Alice s'estime chanceuse : elle a été soutenue par ses amis et sa mère. Fin mars, l'adolescente porte plainte. "Je ne pleure plus; je me bats maintenant". "On est loin d'être désarmés" face à ces pratiques en ligne, souligne Eric Morain, avocat spécialiste du cyberharcèlement. Le +revenge porn+ (la mise en ligne par un conjoint éconduit de scènes sexuelles), qui nourrit nombre de comptes ficha et "dont la pratique s'est considérablement développée", est passible de deux ans de prison et 60.000 euros d'amende.

Signalements

Le combat se gagne aussi sur le terrain numérique.
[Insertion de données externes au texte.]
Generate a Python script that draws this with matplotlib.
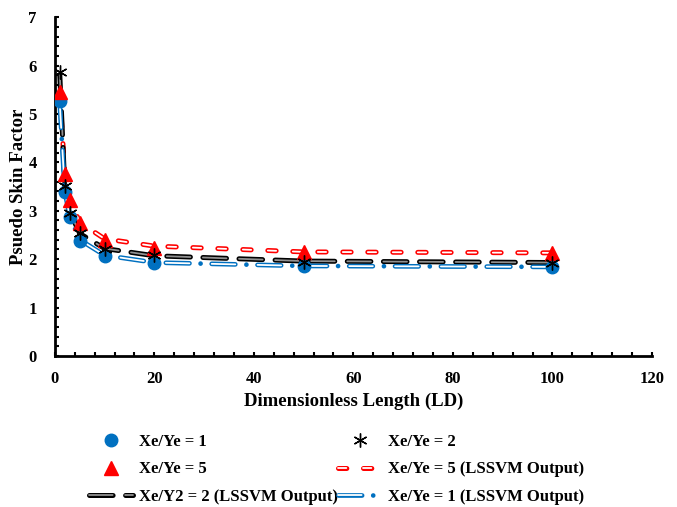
import numpy as np
import matplotlib
matplotlib.use('Agg')
import matplotlib.pyplot as plt
from matplotlib.ticker import MultipleLocator
import matplotlib.patheffects as pe

plt.rcParams['font.family'] = ['Liberation Serif', 'DejaVu Serif']
plt.rcParams['font.weight'] = 'bold'
plt.rcParams['lines.scale_dashes'] = False

# data
ld = [1, 2, 3, 5, 10, 20, 50, 100]
skin_r1 = [5.27, 3.38, 2.87, 2.37, 2.06, 1.93, 1.86, 1.84]
skin_r2 = [5.87, 3.52, 2.96, 2.55, 2.22, 2.08, 1.95, 1.92]
skin_r5 = [5.46, 3.76, 3.23, 2.75, 2.40, 2.24, 2.14, 2.12]
lssvm_r1 = [5.20, 3.40, 2.88, 2.40, 2.08, 1.93, 1.86, 1.84]
lssvm_r2 = [5.80, 3.50, 2.98, 2.53, 2.22, 2.07, 1.96, 1.93]
lssvm_r5 = [5.42, 3.78, 3.25, 2.76, 2.42, 2.27, 2.15, 2.13]

blue = '#0070C0'
red = '#FF0000'

fig = plt.figure(figsize=(6.77, 5.07), dpi=100)
ax = fig.add_axes([0.081, 0.298, 0.882, 0.668])


def double_line(x, y, color, inner, dashes, label):
    line, = ax.plot(x, y, color=inner, lw=1.3, dashes=dashes,
                    dash_capstyle='round', label=label, zorder=2,
                    path_effects=[pe.Stroke(linewidth=3.6, foreground=color), pe.Normal()])
    return line


h_l5 = double_line(ld, lssvm_r5, red, 'white', (6, 12), 'Xe/Ye = 5 (LSSVM Output)')
h_l2 = double_line(ld, lssvm_r2, 'black', '#909090', (17, 9), 'Xe/Y2 = 2 (LSSVM Output)')

# blue dash-dot: outlined dashes, solid dots
b_out, = ax.plot(ld, lssvm_r1, color=blue, lw=3.4, dashes=(17, 8, 0.01, 8),
                 dash_capstyle='round', zorder=2)
b_in, = ax.plot(ld, lssvm_r1, color='white', lw=1.3, dashes=(17, 16.01),
                dash_capstyle='round', zorder=2)
h_l1 = (b_out, b_in)

h1, = ax.plot(ld, skin_r1, 'o', color=blue, ms=9, ls='none', label='Xe/Ye = 1', zorder=3)
h5, = ax.plot(ld, skin_r5, '^', color=red, ms=10, ls='none', label='Xe/Ye = 5', zorder=4)
h2, = ax.plot(ld, skin_r2, marker=(6, 2, 0), color='black', ms=10, mew=1.0, ls='none',
              label='Xe/Ye = 2', zorder=5)

ax.set_xlim(0, 120)
ax.set_ylim(0, 7)
ax.xaxis.set_major_locator(MultipleLocator(20))
ax.xaxis.set_minor_locator(MultipleLocator(4))
ax.yaxis.set_major_locator(MultipleLocator(1))
ax.yaxis.set_minor_locator(MultipleLocator(0.2))
ax.tick_params(which='both', direction='in', length=3, width=1.5, labelsize=12)
ax.tick_params(axis='x', pad=11)
ax.tick_params(axis='y', pad=13)
ax.spines['top'].set_visible(False)
ax.spines['right'].set_visible(False)
for s in ['left', 'bottom']:
    ax.spines[s].set_linewidth(2)

ax.set_xlabel('Dimensionless Length (LD)', fontsize=13.5, fontweight='bold', labelpad=4)
ax.set_ylabel('Psuedo Skin Factor', fontsize=13.5, fontweight='bold', labelpad=1)

handles = [h1, h5, h_l2, h2, h_l5, h_l1]
labels = ['Xe/Ye = 1', 'Xe/Ye = 5', 'Xe/Y2 = 2 (LSSVM Output)',
          'Xe/Ye = 2', 'Xe/Ye = 5 (LSSVM Output)', 'Xe/Ye = 1 (LSSVM Output)']
fig.legend(handles=handles, labels=labels, ncol=2,
           loc='upper left', bbox_to_anchor=(0.122, 0.157), frameon=False,
           prop={'size': 12, 'weight': 'bold'}, handlelength=2.6, handletextpad=0.4,
           columnspacing=0.0, labelspacing=0.68, borderaxespad=0)

fig.savefig('out.png', dpi=100)
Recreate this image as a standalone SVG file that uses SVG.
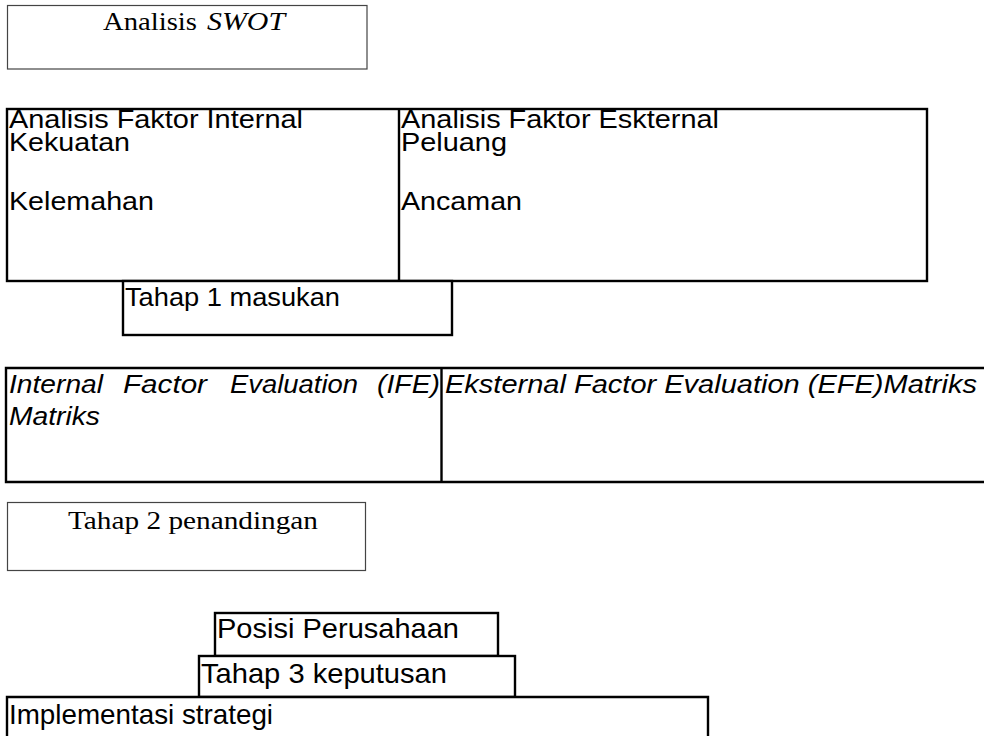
<svg xmlns="http://www.w3.org/2000/svg" width="984" height="736" viewBox="0 0 984 736">
<style>
.thin{fill:#fff;stroke:#444;stroke-width:1.2}
.box{fill:#fff;stroke:#000;stroke-width:2.4}
.ln{stroke:#000;stroke-width:2.4}
.serif{font-family:"Liberation Serif","Times New Roman",serif;font-size:26px;fill:#000}
.sans{font-family:"Liberation Sans",Arial,sans-serif;font-size:25px;fill:#000}
.big{font-family:"Liberation Sans",Arial,sans-serif;font-size:28px;fill:#000}
.it{font-style:italic}
</style>
<rect width="984" height="736" fill="#fff"/>
<g id="connectors"/>
<g id="swot">
<rect class="thin" x="7.5" y="5.5" width="359.5" height="63.5"/>
<text class="serif" x="103" y="30" textLength="94" lengthAdjust="spacingAndGlyphs">Analisis</text>
<text class="serif it" x="207" y="30" textLength="78" lengthAdjust="spacingAndGlyphs">SWOT</text>
</g>
<g id="faktor">
<rect class="box" x="7" y="109" width="920" height="172"/>
<line class="ln" x1="399" y1="109" x2="399" y2="281"/>
<text class="sans" x="9" y="128" textLength="294" lengthAdjust="spacingAndGlyphs">Analisis Faktor Internal</text>
<text class="sans" x="9" y="151" textLength="121" lengthAdjust="spacingAndGlyphs">Kekuatan</text>
<text class="sans" x="9" y="210" textLength="145" lengthAdjust="spacingAndGlyphs">Kelemahan</text>
<text class="sans" x="401" y="128" textLength="318" lengthAdjust="spacingAndGlyphs">Analisis Faktor Eskternal</text>
<text class="sans" x="401" y="151" textLength="106" lengthAdjust="spacingAndGlyphs">Peluang</text>
<text class="sans" x="401" y="210" textLength="121" lengthAdjust="spacingAndGlyphs">Ancaman</text>
</g>
<g id="tahap1">
<rect class="box" x="123" y="281" width="329" height="54"/>
<text class="sans" x="125" y="306" textLength="215" lengthAdjust="spacingAndGlyphs">Tahap 1 masukan</text>
</g>
<g id="matriks">
<path class="box" d="M990 368 H6 V482 H990"/>
<line class="ln" x1="441.5" y1="368" x2="441.5" y2="482"/>
<text class="sans it" x="9" y="393" textLength="94" lengthAdjust="spacingAndGlyphs">Internal</text>
<text class="sans it" x="123" y="393" textLength="84" lengthAdjust="spacingAndGlyphs">Factor</text>
<text class="sans it" x="230" y="393" textLength="128" lengthAdjust="spacingAndGlyphs">Evaluation</text>
<text class="sans it" x="377" y="393" textLength="63" lengthAdjust="spacingAndGlyphs">(IFE)</text>
<text class="sans it" x="9" y="425" textLength="91" lengthAdjust="spacingAndGlyphs">Matriks</text>
<text class="sans it" x="445" y="393" textLength="532" lengthAdjust="spacingAndGlyphs">Eksternal Factor Evaluation (EFE)Matriks</text>
</g>
<g id="tahap2">
<rect class="thin" x="7.5" y="502.5" width="358" height="68"/>
<text class="serif" x="68" y="529" textLength="250" lengthAdjust="spacingAndGlyphs">Tahap 2 penandingan</text>
</g>
<g id="posisi">
<rect class="box" x="215" y="613" width="283" height="43"/>
<text class="big" x="217" y="638" textLength="242" lengthAdjust="spacingAndGlyphs">Posisi Perusahaan</text>
</g>
<g id="tahap3">
<rect class="box" x="199" y="656" width="316" height="41"/>
<text class="big" x="201" y="683" textLength="246" lengthAdjust="spacingAndGlyphs">Tahap 3 keputusan</text>
</g>
<g id="implementasi">
<path class="box" d="M7 745 V697 H708 V745"/>
<text class="big" x="9" y="724" textLength="264" lengthAdjust="spacingAndGlyphs">Implementasi strategi</text>
</g>
</svg>
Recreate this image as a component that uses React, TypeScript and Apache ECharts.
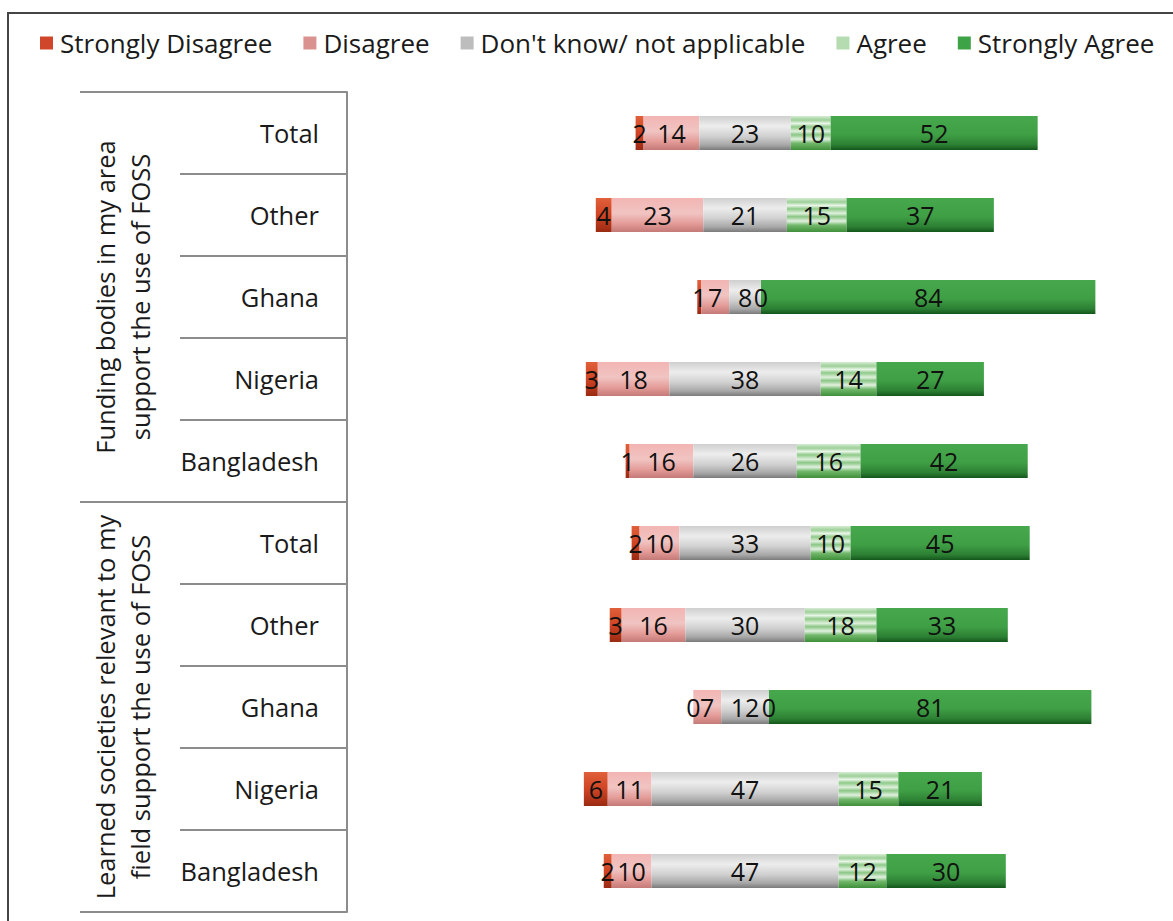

Léa, étudiante de 19 ans en Rhône-Alpes, a rejoint un groupe d'une vingtaine de militantes formé pendant le confinement, baptisé "Stop Fisha". "On établit une liste de comptes et on essaie de signaler au max tous ces liens" auprès des plateformes, du site Pharos du ministère de l'Intérieur ou de NET Ecoute, explique-t-elle, après avoir signalé pas moins de dix nouveaux comptes en un week-end.

La stratégie paie : depuis le début du confinement, 250 comptes ficha ont été supprimés à la demande de NET Ecoute. À 90% par Snapchat, selon E-enfance. Contacté par l'AFP, Snapchat n'a pas communiqué sur le total des suppressions, mais le réseau a précisé "envisager lancer très prochainement en France" une fonctionnalité en partenariat avec E-enfance. Il propose déjà en ligne un "centre de sécurité", expliquant notamment comment signaler ces comptes, et "un guide destiné aux parents".

"Le vrai sujet maintenant c'est (la messagerie cryptée) Telegram", estime Rachel-Flore Pardo, avocate de victimes de comptes ficha. "À très court terme, on n'a pas de moyens d'y faire supprimer les vidéos. C'est silence radio de leur côté". L'AFP a consulté un canal ficha sur Telegram, suivi par plus de 233.000 personnes et signalé par des militantes. Entre images dénudées et sextapes, le canal appelle à des "raids" contre des utilisatrices d'Instagram pour les pousser "à se foutre à poil" en direct. Telegram a répondu que "ses modérateurs veillaient à ce que tout contenu public ne viole pas les conditions d'utilisation" et renvoyé vers une adresse de signalement.